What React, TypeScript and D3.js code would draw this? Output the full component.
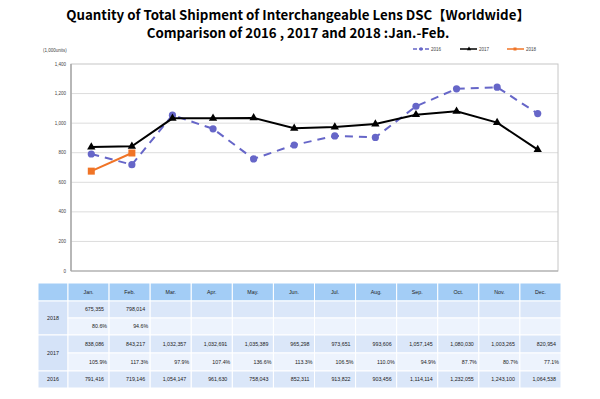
import * as d3 from "d3";

const MONTHS = ["Jan.", "Feb.", "Mar.", "Apr.", "May.", "Jun.", "Jul.", "Aug.", "Sep.", "Oct.", "Nov.", "Dec."];

// shipments, units
const S2016 = [791416, 719146, 1054147, 961630, 758043, 852311, 913822, 903456, 1114114, 1232055, 1243100, 1064538];
const S2017 = [838086, 843217, 1032357, 1032691, 1035389, 965298, 973651, 993606, 1057145, 1080030, 1003265, 820954];
const S2018 = [675355, 798014];

// year-on-year ratios shown in the table
const R2017 = ["105.9%", "117.3%", "97.9%", "107.4%", "136.6%", "113.3%", "106.5%", "110.0%", "94.9%", "87.7%", "80.7%", "77.1%"];
const R2018 = ["80.6%", "94.6%"];

const Y_TICKS = [0, 200, 400, 600, 800, 1000, 1200, 1400];

const C2016 = "#6666c8";
const C2017 = "#000000";
const C2018 = "#f07426";

const FONT = "'Liberation Sans', Arial, sans-serif";
const TITLE_FONT = "'Noto Sans CJK JP', 'Noto Sans', sans-serif";

const fmt = d3.format(",");

export default function App() {
  const W = 600, H = 399;
  const plot = { left: 71, right: 558, top: 64, bottom: 271 };

  const x = d3.scaleBand<string>().domain(MONTHS).range([plot.left, plot.right]);
  const y = d3.scaleLinear().domain([0, 1400]).range([plot.bottom, plot.top]);
  const cx = (i: number) => (x(MONTHS[i]) as number) + x.bandwidth() / 2;

  const line = d3
    .line<number>()
    .x((_, i) => cx(i))
    .y((d) => y(d / 1000));

  const tri = d3.symbol().type(d3.symbolTriangle).size(30)();

  // table geometry
  const tx = d3.scaleBand<string>().domain(MONTHS).range([68, 561]);
  const labelX0 = 38;
  const rowEdges = [283, 301, 318, 335, 353, 371, 388];
  const HEAD = "#a3cdf6";
  const ROW_A = "#dbe7f9";
  const ROW_B = "#edf3fd";
  const LABEL = "#d5e3f8";

  const rows = [
    { label: "2018", span: 2, cells: [S2018.map(fmt), R2018], fills: [ROW_A, ROW_B] },
    { label: "2017", span: 2, cells: [S2017.map(fmt), R2017], fills: [ROW_A, ROW_B] },
    { label: "2016", span: 1, cells: [S2016.map(fmt)], fills: [ROW_A] },
  ];

  let r = 1;
  const tableRows: any[] = [];
  rows.forEach((row) => {
    const top = rowEdges[r];
    const bottom = rowEdges[r + row.span];
    tableRows.push({ kind: "label", label: row.label, top, bottom });
    row.cells.forEach((vals, k) => {
      tableRows.push({
        kind: "data",
        vals,
        pct: k === 1,
        top: rowEdges[r + k],
        bottom: rowEdges[r + k + 1],
        fill: row.fills[k],
      });
    });
    r += row.span;
  });

  return (
    <svg width={W} height={H} style={{ position: "absolute", left: 0, top: 0, background: "#fff" }}>
      {/* title */}
      <g fontFamily={TITLE_FONT} fontWeight="bold" fontSize={13.3} textAnchor="middle" fill="#000">
        <text x={298} y={20}>Quantity of Total Shipment of Interchangeable Lens DSC【Worldwide】</text>
        <text x={298} y={37.5}>Comparison of 2016 , 2017 and 2018 :Jan.-Feb.</text>
      </g>

      <text x={43} y={52} fontFamily={FONT} fontSize={4.5} fill="#444">(1,000units)</text>

      {/* legend */}
      <g fontFamily={FONT} fontSize={4.5} fill="#444">
        <line x1={413} x2={429} y1={49} y2={49} stroke={C2016} strokeWidth={1.5} strokeDasharray="4 2" />
        <circle cx={421} cy={49} r={1.8} fill={C2016} />
        <text x={431} y={50.6}>2016</text>
        <line x1={460} x2={477} y1={49} y2={49} stroke={C2017} strokeWidth={1.5} />
        <path d={d3.symbol().type(d3.symbolTriangle).size(8)() as string} transform="translate(469,49)" fill={C2017} />
        <text x={479} y={50.6}>2017</text>
        <line x1={507} x2={524} y1={49} y2={49} stroke={C2018} strokeWidth={1.5} />
        <rect x={513.5} y={47.5} width={3} height={3} fill={C2018} />
        <text x={526} y={50.6}>2018</text>
      </g>

      {/* grid + y axis */}
      <g>
        {Y_TICKS.map((t) => (
          <g key={t}>
            {t > 0 && t < 1400 && (
              <line x1={plot.left} x2={plot.right} y1={y(t)} y2={y(t)} stroke="#dcdcdc" strokeWidth={1} />
            )}
            <text x={66} y={y(t) + 1.6} textAnchor="end" fontFamily={FONT} fontSize={4.5} fill="#444">
              {fmt(t)}
            </text>
          </g>
        ))}
        <rect
          x={plot.left}
          y={plot.top}
          width={plot.right - plot.left}
          height={plot.bottom - plot.top}
          fill="none"
          stroke="#c6c6c6"
          strokeWidth={1}
        />
        <line x1={plot.left} x2={plot.left} y1={plot.top} y2={plot.bottom} stroke="#a8a8a8" strokeWidth={1.5} />
        <line x1={plot.left} x2={plot.right} y1={plot.bottom} y2={plot.bottom} stroke="#a8a8a8" strokeWidth={1.2} />
      </g>

      {/* 2016 */}
      <path d={line(S2016) as string} fill="none" stroke={C2016} strokeWidth={2} strokeDasharray="8 6" />
      {S2016.map((d, i) => (
        <circle key={i} cx={cx(i)} cy={y(d / 1000)} r={3.6} fill={C2016} />
      ))}

      {/* 2017 */}
      <path d={line(S2017) as string} fill="none" stroke={C2017} strokeWidth={2} />
      {S2017.map((d, i) => (
        <path key={i} d={tri as string} transform={`translate(${cx(i)},${y(d / 1000)})`} fill={C2017} />
      ))}

      {/* 2018 */}
      <path d={line(S2018) as string} fill="none" stroke={C2018} strokeWidth={2} />
      {S2018.map((d, i) => (
        <rect key={i} x={cx(i) - 3.5} y={y(d / 1000) - 3.5} width={7} height={7} fill={C2018} />
      ))}

      {/* table */}
      <g fontFamily={FONT} fontSize={5.3} fill="#222">
        <rect x={labelX0} y={rowEdges[0]} width={68 - labelX0} height={rowEdges[1] - rowEdges[0]} fill={HEAD} stroke="#fff" />
        {MONTHS.map((m) => (
          <g key={m}>
            <rect x={tx(m)} y={rowEdges[0]} width={tx.bandwidth()} height={rowEdges[1] - rowEdges[0]} fill={HEAD} stroke="#fff" />
            <text x={(tx(m) as number) + tx.bandwidth() / 2} y={(rowEdges[0] + rowEdges[1]) / 2 + 1.9} textAnchor="middle">
              {m}
            </text>
          </g>
        ))}
        {tableRows.map((row, k) =>
          row.kind === "label" ? (
            <g key={k}>
              <rect x={labelX0} y={row.top} width={68 - labelX0} height={row.bottom - row.top} fill={LABEL} stroke="#fff" />
              <text x={(labelX0 + 68) / 2} y={(row.top + row.bottom) / 2 + 1.9} textAnchor="middle">
                {row.label}
              </text>
            </g>
          ) : (
            <g key={k}>
              {MONTHS.map((m, i) => (
                <g key={m}>
                  <rect x={tx(m)} y={row.top} width={tx.bandwidth()} height={row.bottom - row.top} fill={row.fill} stroke="#fff" />
                  {row.vals[i] != null && (
                    <text
                      x={(tx(m) as number) + tx.bandwidth() - (row.pct ? 2 : 5)}
                      y={(row.top + row.bottom) / 2 + 1.9}
                      textAnchor="end"
                    >
                      {row.vals[i]}
                    </text>
                  )}
                </g>
              ))}
            </g>
          )
        )}
      </g>
    </svg>
  );
}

▶ **WHAT TO DO**
Keep the pictures out of the copy and write out the data exactly as it stands.

▶ **WRITTEN RESPONSE**
What React, TypeScript and D3.js code would draw this? Output the full component.
import * as d3 from "d3";

const MONTHS = ["Jan.", "Feb.", "Mar.", "Apr.", "May.", "Jun.", "Jul.", "Aug.", "Sep.", "Oct.", "Nov.", "Dec."];

// shipments, units
const S2016 = [791416, 719146, 1054147, 961630, 758043, 852311, 913822, 903456, 1114114, 1232055, 1243100, 1064538];
const S2017 = [838086, 843217, 1032357, 1032691, 1035389, 965298, 973651, 993606, 1057145, 1080030, 1003265, 820954];
const S2018 = [675355, 798014];

// year-on-year ratios shown in the table
const R2017 = ["105.9%", "117.3%", "97.9%", "107.4%", "136.6%", "113.3%", "106.5%", "110.0%", "94.9%", "87.7%", "80.7%", "77.1%"];
const R2018 = ["80.6%", "94.6%"];

const Y_TICKS = [0, 200, 400, 600, 800, 1000, 1200, 1400];

const C2016 = "#6666c8";
const C2017 = "#000000";
const C2018 = "#f07426";

const FONT = "'Liberation Sans', Arial, sans-serif";
const TITLE_FONT = "'Noto Sans CJK JP', 'Noto Sans', sans-serif";

const fmt = d3.format(",");

export default function App() {
  const W = 600, H = 399;
  const plot = { left: 71, right: 558, top: 64, bottom: 271 };

  const x = d3.scaleBand<string>().domain(MONTHS).range([plot.left, plot.right]);
  const y = d3.scaleLinear().domain([0, 1400]).range([plot.bottom, plot.top]);
  const cx = (i: number) => (x(MONTHS[i]) as number) + x.bandwidth() / 2;

  const line = d3
    .line<number>()
    .x((_, i) => cx(i))
    .y((d) => y(d / 1000));

  const tri = d3.symbol().type(d3.symbolTriangle).size(30)();

  // table geometry
  const tx = d3.scaleBand<string>().domain(MONTHS).range([68, 561]);
  const labelX0 = 38;
  const rowEdges = [283, 301, 318, 335, 353, 371, 388];
  const HEAD = "#a3cdf6";
  const ROW_A = "#dbe7f9";
  const ROW_B = "#edf3fd";
  const LABEL = "#d5e3f8";

  const rows = [
    { label: "2018", span: 2, cells: [S2018.map(fmt), R2018], fills: [ROW_A, ROW_B] },
    { label: "2017", span: 2, cells: [S2017.map(fmt), R2017], fills: [ROW_A, ROW_B] },
    { label: "2016", span: 1, cells: [S2016.map(fmt)], fills: [ROW_A] },
  ];

  let r = 1;
  const tableRows: any[] = [];
  rows.forEach((row) => {
    const top = rowEdges[r];
    const bottom = rowEdges[r + row.span];
    tableRows.push({ kind: "label", label: row.label, top, bottom });
    row.cells.forEach((vals, k) => {
      tableRows.push({
        kind: "data",
        vals,
        pct: k === 1,
        top: rowEdges[r + k],
        bottom: rowEdges[r + k + 1],
        fill: row.fills[k],
      });
    });
    r += row.span;
  });

  return (
    <svg width={W} height={H} style={{ position: "absolute", left: 0, top: 0, background: "#fff" }}>
      {/* title */}
      <g fontFamily={TITLE_FONT} fontWeight="bold" fontSize={13.3} textAnchor="middle" fill="#000">
        <text x={298} y={20}>Quantity of Total Shipment of Interchangeable Lens DSC【Worldwide】</text>
        <text x={298} y={37.5}>Comparison of 2016 , 2017 and 2018 :Jan.-Feb.</text>
      </g>

      <text x={43} y={52} fontFamily={FONT} fontSize={4.5} fill="#444">(1,000units)</text>

      {/* legend */}
      <g fontFamily={FONT} fontSize={4.5} fill="#444">
        <line x1={413} x2={429} y1={49} y2={49} stroke={C2016} strokeWidth={1.5} strokeDasharray="4 2" />
        <circle cx={421} cy={49} r={1.8} fill={C2016} />
        <text x={431} y={50.6}>2016</text>
        <line x1={460} x2={477} y1={49} y2={49} stroke={C2017} strokeWidth={1.5} />
        <path d={d3.symbol().type(d3.symbolTriangle).size(8)() as string} transform="translate(469,49)" fill={C2017} />
        <text x={479} y={50.6}>2017</text>
        <line x1={507} x2={524} y1={49} y2={49} stroke={C2018} strokeWidth={1.5} />
        <rect x={513.5} y={47.5} width={3} height={3} fill={C2018} />
        <text x={526} y={50.6}>2018</text>
      </g>

      {/* grid + y axis */}
      <g>
        {Y_TICKS.map((t) => (
          <g key={t}>
            {t > 0 && t < 1400 && (
              <line x1={plot.left} x2={plot.right} y1={y(t)} y2={y(t)} stroke="#dcdcdc" strokeWidth={1} />
            )}
            <text x={66} y={y(t) + 1.6} textAnchor="end" fontFamily={FONT} fontSize={4.5} fill="#444">
              {fmt(t)}
            </text>
          </g>
        ))}
        <rect
          x={plot.left}
          y={plot.top}
          width={plot.right - plot.left}
          height={plot.bottom - plot.top}
          fill="none"
          stroke="#c6c6c6"
          strokeWidth={1}
        />
        <line x1={plot.left} x2={plot.left} y1={plot.top} y2={plot.bottom} stroke="#a8a8a8" strokeWidth={1.5} />
        <line x1={plot.left} x2={plot.right} y1={plot.bottom} y2={plot.bottom} stroke="#a8a8a8" strokeWidth={1.2} />
      </g>

      {/* 2016 */}
      <path d={line(S2016) as string} fill="none" stroke={C2016} strokeWidth={2} strokeDasharray="8 6" />
      {S2016.map((d, i) => (
        <circle key={i} cx={cx(i)} cy={y(d / 1000)} r={3.6} fill={C2016} />
      ))}

      {/* 2017 */}
      <path d={line(S2017) as string} fill="none" stroke={C2017} strokeWidth={2} />
      {S2017.map((d, i) => (
        <path key={i} d={tri as string} transform={`translate(${cx(i)},${y(d / 1000)})`} fill={C2017} />
      ))}

      {/* 2018 */}
      <path d={line(S2018) as string} fill="none" stroke={C2018} strokeWidth={2} />
      {S2018.map((d, i) => (
        <rect key={i} x={cx(i) - 3.5} y={y(d / 1000) - 3.5} width={7} height={7} fill={C2018} />
      ))}

      {/* table */}
      <g fontFamily={FONT} fontSize={5.3} fill="#222">
        <rect x={labelX0} y={rowEdges[0]} width={68 - labelX0} height={rowEdges[1] - rowEdges[0]} fill={HEAD} stroke="#fff" />
        {MONTHS.map((m) => (
          <g key={m}>
            <rect x={tx(m)} y={rowEdges[0]} width={tx.bandwidth()} height={rowEdges[1] - rowEdges[0]} fill={HEAD} stroke="#fff" />
            <text x={(tx(m) as number) + tx.bandwidth() / 2} y={(rowEdges[0] + rowEdges[1]) / 2 + 1.9} textAnchor="middle">
              {m}
            </text>
          </g>
        ))}
        {tableRows.map((row, k) =>
          row.kind === "label" ? (
            <g key={k}>
              <rect x={labelX0} y={row.top} width={68 - labelX0} height={row.bottom - row.top} fill={LABEL} stroke="#fff" />
              <text x={(labelX0 + 68) / 2} y={(row.top + row.bottom) / 2 + 1.9} textAnchor="middle">
                {row.label}
              </text>
            </g>
          ) : (
            <g key={k}>
              {MONTHS.map((m, i) => (
                <g key={m}>
                  <rect x={tx(m)} y={row.top} width={tx.bandwidth()} height={row.bottom - row.top} fill={row.fill} stroke="#fff" />
                  {row.vals[i] != null && (
                    <text
                      x={(tx(m) as number) + tx.bandwidth() - (row.pct ? 2 : 5)}
                      y={(row.top + row.bottom) / 2 + 1.9}
                      textAnchor="end"
                    >
                      {row.vals[i]}
                    </text>
                  )}
                </g>
              ))}
            </g>
          )
        )}
      </g>
    </svg>
  );
}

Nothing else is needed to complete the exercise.